Q. I'm just mystified about how it keeps growing and growing. Plus my concern is when bad times come how are you going to keep these events --
LEE TREVINO: If you look at the budget, we're playing for -- what's the regular tour playing for a $150 billion? What are they paying the whole -- what would the whole NFL be getting paid?
Q. A lot more than that.
LEE TREVINO: So we are underpaid.
Q. What about baseball, too?
LEE TREVINO: We are underpaid. Listen we've got to pay our own transportation and clean our own uniforms.
Q. I'm not saying that. I come from a poor background and it's hard for me to visualize where all this money is going to come from.
LEE TREVINO: That was my original answer if you remember it. Play the tape back. That's the one thing that's mystifying, if anything, is what we're playing for today. But if you -- if you look at it, and you prorate it like other sporting events, we're actually not playing for nearly -- nearly as much. Plus we're independent contractors, too. And we have to -- we spend -- I don't know, I probably spend, oh, god, what am I spending -- I can't tell you but it's big, what I'm spending to travel around the country.
Q. The plane--
LEE TREVINO: Well, my wife has a plane. She let's me borrow it. I don't have it here. Everybody says: You've got an airplane. I say: No, my wife has one. She let's me come home Sunday night on it. She said, I'll see you Friday. I said: Okay, how are you getting there? American. And she brings the plane and brings me up on Friday.
Q. Taking Trevino Airlines?
LEE TREVINO: She takes hers and I fly commercial.
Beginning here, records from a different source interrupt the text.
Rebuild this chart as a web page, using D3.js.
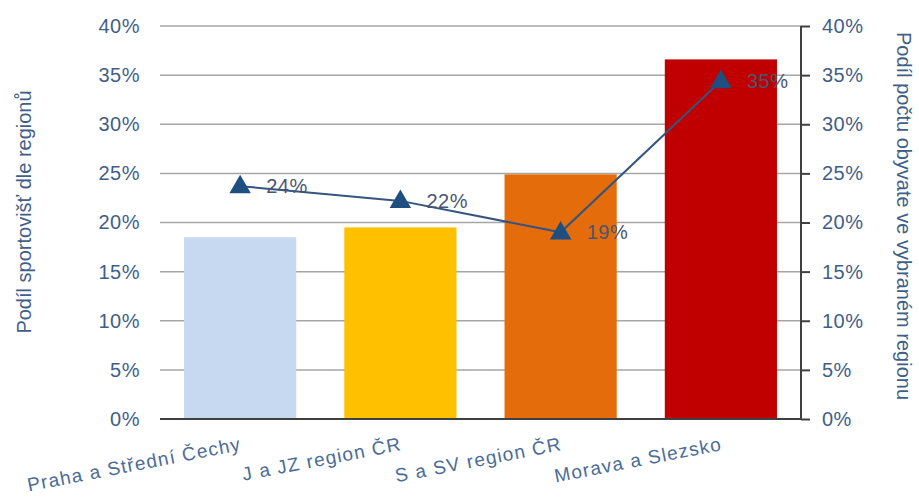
<!DOCTYPE html>
<html>
<head>
<meta charset="utf-8">
<script src="https://cdn.jsdelivr.net/npm/d3@7"></script>
<style>
  body { margin: 0; background: #fff; }
  svg { font-family: "Liberation Sans", Arial, sans-serif; }
</style>
</head>
<body>
<svg width="919" height="497"></svg>
<script>
// chart data
var regions = ["Praha a Střední Čechy", "J a JZ region ČR", "S a SV region ČR", "Morava a Slezsko"];
var sportShare = [0.185, 0.195, 0.249, 0.366];
var popShare = [0.237, 0.222, 0.190, 0.344];
var popLabels = ["24%", "22%", "19%", "35%"];
var barColors = ["#C6D9F1", "#FFC000", "#E46C0A", "#C00000"];
var yTicks = [0, 0.05, 0.1, 0.15, 0.2, 0.25, 0.3, 0.35, 0.4];

var svg = d3.select("svg");
// plot edges (note: "top" is a reserved window prop, so prefix these)
var plotLeft = 160, plotRight = 801, plotTop = 26, plotBottom = 419;
var textColor = "#3F5F88";

var x = d3.scaleBand().domain(regions).range([plotLeft, plotRight]).paddingInner(0.3).paddingOuter(0.15);
var y = d3.scaleLinear().domain([0, 0.4]).range([plotBottom, plotTop]);
var fmt = d3.format(".0%");

// grid lines
svg.append("g").selectAll("line").data(yTicks.slice(1)).enter().append("line")
  .attr("x1", plotLeft).attr("x2", plotRight)
  .attr("y1", function(d){ return y(d); }).attr("y2", function(d){ return y(d); })
  .attr("stroke", "#A6A6A6").attr("stroke-width", 1.5);

// bars
svg.append("g").selectAll("rect").data(sportShare).enter().append("rect")
  .attr("x", function(d, i){ return x(regions[i]); })
  .attr("width", x.bandwidth())
  .attr("y", function(d){ return y(d); })
  .attr("height", function(d){ return y(0) - y(d); })
  .attr("fill", function(d, i){ return barColors[i]; });

// baseline
svg.append("line").attr("x1", plotLeft).attr("x2", plotRight)
  .attr("y1", y(0)).attr("y2", y(0))
  .attr("stroke", "#404040").attr("stroke-width", 2);

// left axis labels
var leftAxis = d3.axisLeft(y).tickValues(yTicks).tickFormat(fmt).tickSize(0).tickPadding(20);
var gl = svg.append("g").attr("transform", "translate(" + plotLeft + ",0)").call(leftAxis);
gl.select(".domain").remove();
gl.selectAll("text").attr("font-size", 20).attr("letter-spacing", 0.5).attr("fill", textColor).attr("font-family", "Liberation Sans, Arial");

// right axis
var rightAxis = d3.axisRight(y).tickValues(yTicks).tickFormat(fmt).tickSize(9).tickPadding(12);
var gr = svg.append("g").attr("transform", "translate(" + plotRight + ",0)").call(rightAxis);
gr.select(".domain").attr("stroke", "#404040").attr("stroke-width", 2).attr("d", "M0," + plotTop + "V" + plotBottom);
gr.selectAll("line").attr("stroke", "#404040").attr("stroke-width", 2);
gr.selectAll("text").attr("font-size", 20).attr("letter-spacing", 0.5).attr("fill", textColor).attr("font-family", "Liberation Sans, Arial");

// x labels
svg.append("g").selectAll("text").data(regions).enter().append("text")
  .attr("transform", function(d){ return "translate(" + (x(d) + x.bandwidth() / 2 + 2) + ",450) rotate(-11)"; })
  .attr("text-anchor", "end")
  .attr("font-size", 19)
  .attr("letter-spacing", 1.2)
  .attr("fill", "#4A6C96")
  .text(function(d){ return d; });

// line series
var cx = function(d, i){ return x(regions[i]) + x.bandwidth() / 2; };
var line = d3.line().x(function(d, i){ return cx(d, i); }).y(function(d){ return y(d); });
svg.append("path").datum(popShare).attr("d", line)
  .attr("fill", "none").attr("stroke", "#34557F").attr("stroke-width", 2);

var tri = d3.symbol().type(d3.symbolTriangle).size(200);
svg.append("g").selectAll("path").data(popShare).enter().append("path")
  .attr("d", tri)
  .attr("transform", function(d, i){ return "translate(" + cx(d, i) + "," + (y(d) + 1) + ")"; })
  .attr("fill", "#1F4E80");

svg.append("g").selectAll("text").data(popShare).enter().append("text")
  .attr("x", function(d, i){ return cx(d, i) + 26; })
  .attr("y", function(d){ return y(d) + 7; })
  .attr("font-size", 20)
  .attr("letter-spacing", 0.6)
  .attr("fill", "#4A5670")
  .text(function(d, i){ return popLabels[i]; });

// axis titles
svg.append("text")
  .attr("transform", "translate(31,212) rotate(-90)")
  .attr("text-anchor", "middle").attr("font-size", 20).attr("fill", textColor)
  .text("Podíl sportovišť dle regionů");

svg.append("text")
  .attr("transform", "translate(897,216) rotate(90)")
  .attr("text-anchor", "middle").attr("font-size", 20).attr("fill", textColor)
  .text("Podíl počtu obyvate ve vybraném regionu");
</script>
</body>
</html>
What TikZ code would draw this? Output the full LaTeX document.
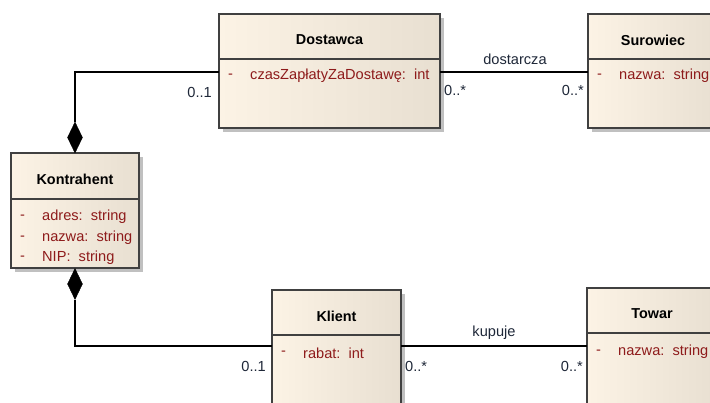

I don't have my problem with that. I'm in the front now. I used to be in back. (Laughter.). That's it. I don't drink any more so I might as well -- I used to pay twice as much to get two scotches. That was dumb. Really dumb. I remember going from L.A. one time to Phoenix. You can go to the back for 38 or a $144 in the front. The guy says: Are you sure I want to go up there for two drinks? I said no, you're right. Give me the $38.